# What this task involves:
Return every line below as is, leaving out the pictures.

___ Data supplied

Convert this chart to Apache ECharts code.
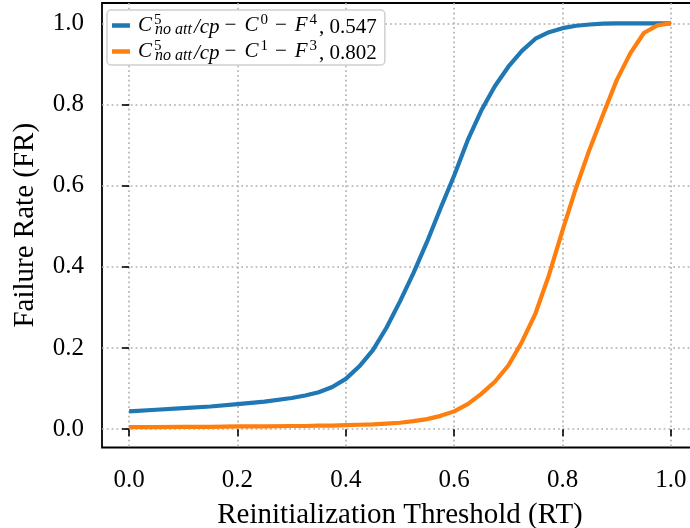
<!DOCTYPE html>
<html>
<head>
<meta charset="utf-8">
<script src="https://cdn.jsdelivr.net/npm/echarts@6/dist/echarts.min.js"></script>
<style>
  html, body { margin: 0; padding: 0; background: #fff; }
  #chart { width: 690px; height: 528px; }
</style>
</head>
<body>
<div id="chart"></div>
<script>
// Reinitialization threshold (RT) sample points
const thresholds = [0, 0.05, 0.1, 0.15, 0.2, 0.25, 0.3, 0.325, 0.35, 0.375, 0.4, 0.425, 0.45, 0.475,
  0.5, 0.525, 0.55, 0.575, 0.6, 0.625, 0.65, 0.675, 0.7, 0.725, 0.75, 0.775,
  0.8, 0.825, 0.85, 0.875, 0.9, 0.925, 0.95, 0.975, 1.0];

// Failure rate for C0 - F4 (AUC 0.547)
const failureC0F4 = [0.044, 0.048, 0.052, 0.056, 0.062, 0.068, 0.077, 0.083, 0.091, 0.104, 0.124, 0.155, 0.195, 0.25,
  0.315, 0.385, 0.462, 0.545, 0.625, 0.712, 0.785, 0.845, 0.893, 0.932, 0.962, 0.978,
  0.988, 0.994, 0.997, 0.999, 1.0, 1.0, 1.0, 1.0, 1.0];

// Failure rate for C1 - F3 (AUC 0.802)
const failureC1F3 = [0.005, 0.005, 0.006, 0.006, 0.007, 0.007, 0.008, 0.008, 0.009, 0.009, 0.010, 0.011, 0.012, 0.014,
  0.016, 0.020, 0.025, 0.033, 0.044, 0.062, 0.087, 0.117, 0.157, 0.215, 0.285, 0.38,
  0.49, 0.595, 0.69, 0.776, 0.86, 0.926, 0.976, 0.995, 1.0];

const xTicks = [0, 0.2, 0.4, 0.6, 0.8, 1.0];
const yTicks = [0, 0.2, 0.4, 0.6, 0.8, 1.0];

const seriesNames = ['c0f4', 'c1f3'];
const seriesScores = ['0.547', '0.802'];
const seriesSupC = ['0', '1'];
const seriesSupF = ['4', '3'];

const serif = 'Liberation Serif';

function pairs(xs, ys) { return xs.map((x, i) => [x, ys[i]]); }

const chart = echarts.init(document.getElementById('chart'), null, { renderer: 'canvas' });

const gridLine = { show: true, lineStyle: { color: '#b0b0b0', width: 1.6, type: [1.8, 3] } };

chart.setOption({
  animation: false,
  backgroundColor: '#fff',
  grid: {
    left: 102, top: 3, right: -8, bottom: 80.5,
    outerBoundsMode: 'none', containLabel: false,
    show: true, borderColor: '#000', borderWidth: 1.8, backgroundColor: 'transparent'
  },
  xAxis: {
    type: 'value', min: -0.05, max: 1.05,
    name: 'Reinitialization Threshold (RT)', nameLocation: 'middle', nameGap: 53,
    nameTextStyle: { fontFamily: serif, fontSize: 29, color: '#000' },
    axisLine: { show: false },
    axisTick: { show: true, customValues: xTicks, length: 7, lineStyle: { color: '#000', width: 1.6 } },
    axisLabel: { customValues: xTicks, margin: 20, fontFamily: serif, fontSize: 25, color: '#000',
      formatter: v => v.toFixed(1) },
    splitLine: gridLine
  },
  yAxis: {
    type: 'value', min: -0.045, max: 1.05,
    name: 'Failure Rate (FR)', nameLocation: 'middle', nameGap: 62,
    nameTextStyle: { fontFamily: serif, fontSize: 29, color: '#000' },
    axisLine: { show: false },
    axisTick: { show: true, customValues: yTicks, length: 7, lineStyle: { color: '#000', width: 1.6 } },
    axisLabel: { customValues: yTicks, margin: 18, fontFamily: serif, fontSize: 25, color: '#000',
      formatter: v => v.toFixed(1) },
    splitLine: gridLine
  },
  legend: {
    orient: 'vertical', left: 107, top: 10,
    padding: [3, 8, 1, 5], itemGap: 1,
    backgroundColor: '#fff', borderColor: '#d0d0d0', borderWidth: 1.5, borderRadius: 4,
    icon: 'rect', itemWidth: 18, itemHeight: 4.5,
    data: seriesNames,
    formatter: name => {
      const i = seriesNames.indexOf(name);
      return '{c|C}{sup|5}{sub|no att}{m|/cp}{op|−}{c|C}{sup2|' + seriesSupC[i] + '}{op|−}{c|F}{sup2|' +
        seriesSupF[i] + '}{n|, ' + seriesScores[i] + '}';
    },
    textStyle: {
      fontFamily: serif, fontSize: 20, color: '#000',
      rich: {
        c: { fontFamily: serif, fontStyle: 'italic', fontSize: 21, lineHeight: 25, padding: [0, 1, 0, 3] },
        sup: { fontFamily: serif, fontSize: 15, lineHeight: 12, verticalAlign: 'top', width: 0, padding: [0, 0, 0, 1] },
        sup2: { fontFamily: serif, fontSize: 15, lineHeight: 12, verticalAlign: 'top', padding: [0, 2, 0, 1] },
        sub: { fontFamily: serif, fontStyle: 'italic', fontSize: 16, lineHeight: 17, verticalAlign: 'bottom', padding: [0, 1, 0, 1] },
        m: { fontFamily: serif, fontStyle: 'italic', fontSize: 21, lineHeight: 23, verticalAlign: 'bottom', padding: [0, 0, 0, 1] },
        op: { fontFamily: serif, fontSize: 21, lineHeight: 25, padding: [0, 5, 0, 5] },
        n: { fontFamily: serif, fontSize: 21, lineHeight: 23, verticalAlign: 'bottom' }
      }
    }
  },
  series: [
    {
      name: 'c0f4', type: 'line', data: pairs(thresholds, failureC0F4),
      showSymbol: false, color: '#1f77b4',
      lineStyle: { width: 4.2, color: '#1f77b4' }
    },
    {
      name: 'c1f3', type: 'line', data: pairs(thresholds, failureC1F3),
      showSymbol: false, color: '#ff7f0e',
      lineStyle: { width: 4.2, color: '#ff7f0e' }
    }
  ]
});
</script>
</body>
</html>
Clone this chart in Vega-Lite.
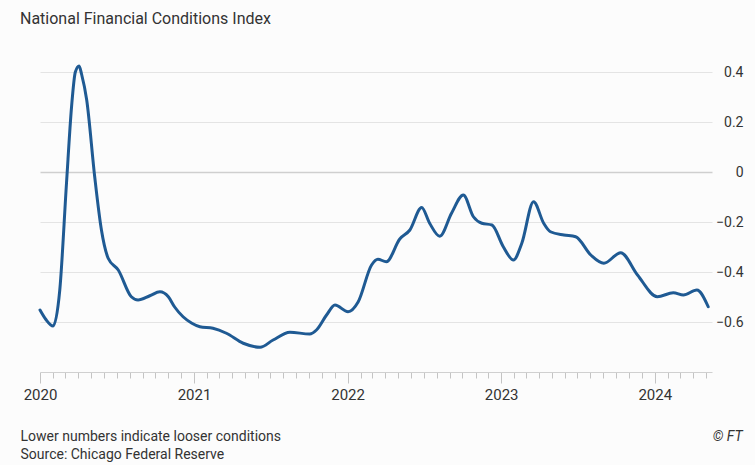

______

# Written answer:
Convert this chart to Apache ECharts code.
<!DOCTYPE html>
<html>
<head>
<meta charset="utf-8">
<script src="https://cdn.jsdelivr.net/npm/echarts@6/dist/echarts.min.js"></script>
<style>
  html, body { margin: 0; padding: 0; background: #fff; }
  #chart { width: 690px; height: 528px; }
</style>
</head>
<body>
<div id="chart"></div>
<script>
// Reinitialization threshold (RT) sample points
const thresholds = [0, 0.05, 0.1, 0.15, 0.2, 0.25, 0.3, 0.325, 0.35, 0.375, 0.4, 0.425, 0.45, 0.475,
  0.5, 0.525, 0.55, 0.575, 0.6, 0.625, 0.65, 0.675, 0.7, 0.725, 0.75, 0.775,
  0.8, 0.825, 0.85, 0.875, 0.9, 0.925, 0.95, 0.975, 1.0];

// Failure rate for C0 - F4 (AUC 0.547)
const failureC0F4 = [0.044, 0.048, 0.052, 0.056, 0.062, 0.068, 0.077, 0.083, 0.091, 0.104, 0.124, 0.155, 0.195, 0.25,
  0.315, 0.385, 0.462, 0.545, 0.625, 0.712, 0.785, 0.845, 0.893, 0.932, 0.962, 0.978,
  0.988, 0.994, 0.997, 0.999, 1.0, 1.0, 1.0, 1.0, 1.0];

// Failure rate for C1 - F3 (AUC 0.802)
const failureC1F3 = [0.005, 0.005, 0.006, 0.006, 0.007, 0.007, 0.008, 0.008, 0.009, 0.009, 0.010, 0.011, 0.012, 0.014,
  0.016, 0.020, 0.025, 0.033, 0.044, 0.062, 0.087, 0.117, 0.157, 0.215, 0.285, 0.38,
  0.49, 0.595, 0.69, 0.776, 0.86, 0.926, 0.976, 0.995, 1.0];

const xTicks = [0, 0.2, 0.4, 0.6, 0.8, 1.0];
const yTicks = [0, 0.2, 0.4, 0.6, 0.8, 1.0];

const seriesNames = ['c0f4', 'c1f3'];
const seriesScores = ['0.547', '0.802'];
const seriesSupC = ['0', '1'];
const seriesSupF = ['4', '3'];

const serif = 'Liberation Serif';

function pairs(xs, ys) { return xs.map((x, i) => [x, ys[i]]); }

const chart = echarts.init(document.getElementById('chart'), null, { renderer: 'canvas' });

const gridLine = { show: true, lineStyle: { color: '#b0b0b0', width: 1.6, type: [1.8, 3] } };

chart.setOption({
  animation: false,
  backgroundColor: '#fff',
  grid: {
    left: 102, top: 3, right: -8, bottom: 80.5,
    outerBoundsMode: 'none', containLabel: false,
    show: true, borderColor: '#000', borderWidth: 1.8, backgroundColor: 'transparent'
  },
  xAxis: {
    type: 'value', min: -0.05, max: 1.05,
    name: 'Reinitialization Threshold (RT)', nameLocation: 'middle', nameGap: 53,
    nameTextStyle: { fontFamily: serif, fontSize: 29, color: '#000' },
    axisLine: { show: false },
    axisTick: { show: true, customValues: xTicks, length: 7, lineStyle: { color: '#000', width: 1.6 } },
    axisLabel: { customValues: xTicks, margin: 20, fontFamily: serif, fontSize: 25, color: '#000',
      formatter: v => v.toFixed(1) },
    splitLine: gridLine
  },
  yAxis: {
    type: 'value', min: -0.045, max: 1.05,
    name: 'Failure Rate (FR)', nameLocation: 'middle', nameGap: 62,
    nameTextStyle: { fontFamily: serif, fontSize: 29, color: '#000' },
    axisLine: { show: false },
    axisTick: { show: true, customValues: yTicks, length: 7, lineStyle: { color: '#000', width: 1.6 } },
    axisLabel: { customValues: yTicks, margin: 18, fontFamily: serif, fontSize: 25, color: '#000',
      formatter: v => v.toFixed(1) },
    splitLine: gridLine
  },
  legend: {
    orient: 'vertical', left: 107, top: 10,
    padding: [3, 8, 1, 5], itemGap: 1,
    backgroundColor: '#fff', borderColor: '#d0d0d0', borderWidth: 1.5, borderRadius: 4,
    icon: 'rect', itemWidth: 18, itemHeight: 4.5,
    data: seriesNames,
    formatter: name => {
      const i = seriesNames.indexOf(name);
      return '{c|C}{sup|5}{sub|no att}{m|/cp}{op|−}{c|C}{sup2|' + seriesSupC[i] + '}{op|−}{c|F}{sup2|' +
        seriesSupF[i] + '}{n|, ' + seriesScores[i] + '}';
    },
    textStyle: {
      fontFamily: serif, fontSize: 20, color: '#000',
      rich: {
        c: { fontFamily: serif, fontStyle: 'italic', fontSize: 21, lineHeight: 25, padding: [0, 1, 0, 3] },
        sup: { fontFamily: serif, fontSize: 15, lineHeight: 12, verticalAlign: 'top', width: 0, padding: [0, 0, 0, 1] },
        sup2: { fontFamily: serif, fontSize: 15, lineHeight: 12, verticalAlign: 'top', padding: [0, 2, 0, 1] },
        sub: { fontFamily: serif, fontStyle: 'italic', fontSize: 16, lineHeight: 17, verticalAlign: 'bottom', padding: [0, 1, 0, 1] },
        m: { fontFamily: serif, fontStyle: 'italic', fontSize: 21, lineHeight: 23, verticalAlign: 'bottom', padding: [0, 0, 0, 1] },
        op: { fontFamily: serif, fontSize: 21, lineHeight: 25, padding: [0, 5, 0, 5] },
        n: { fontFamily: serif, fontSize: 21, lineHeight: 23, verticalAlign: 'bottom' }
      }
    }
  },
  series: [
    {
      name: 'c0f4', type: 'line', data: pairs(thresholds, failureC0F4),
      showSymbol: false, color: '#1f77b4',
      lineStyle: { width: 4.2, color: '#1f77b4' }
    },
    {
      name: 'c1f3', type: 'line', data: pairs(thresholds, failureC1F3),
      showSymbol: false, color: '#ff7f0e',
      lineStyle: { width: 4.2, color: '#ff7f0e' }
    }
  ]
});
</script>
</body>
</html>
Clone this chart in Vega-Lite.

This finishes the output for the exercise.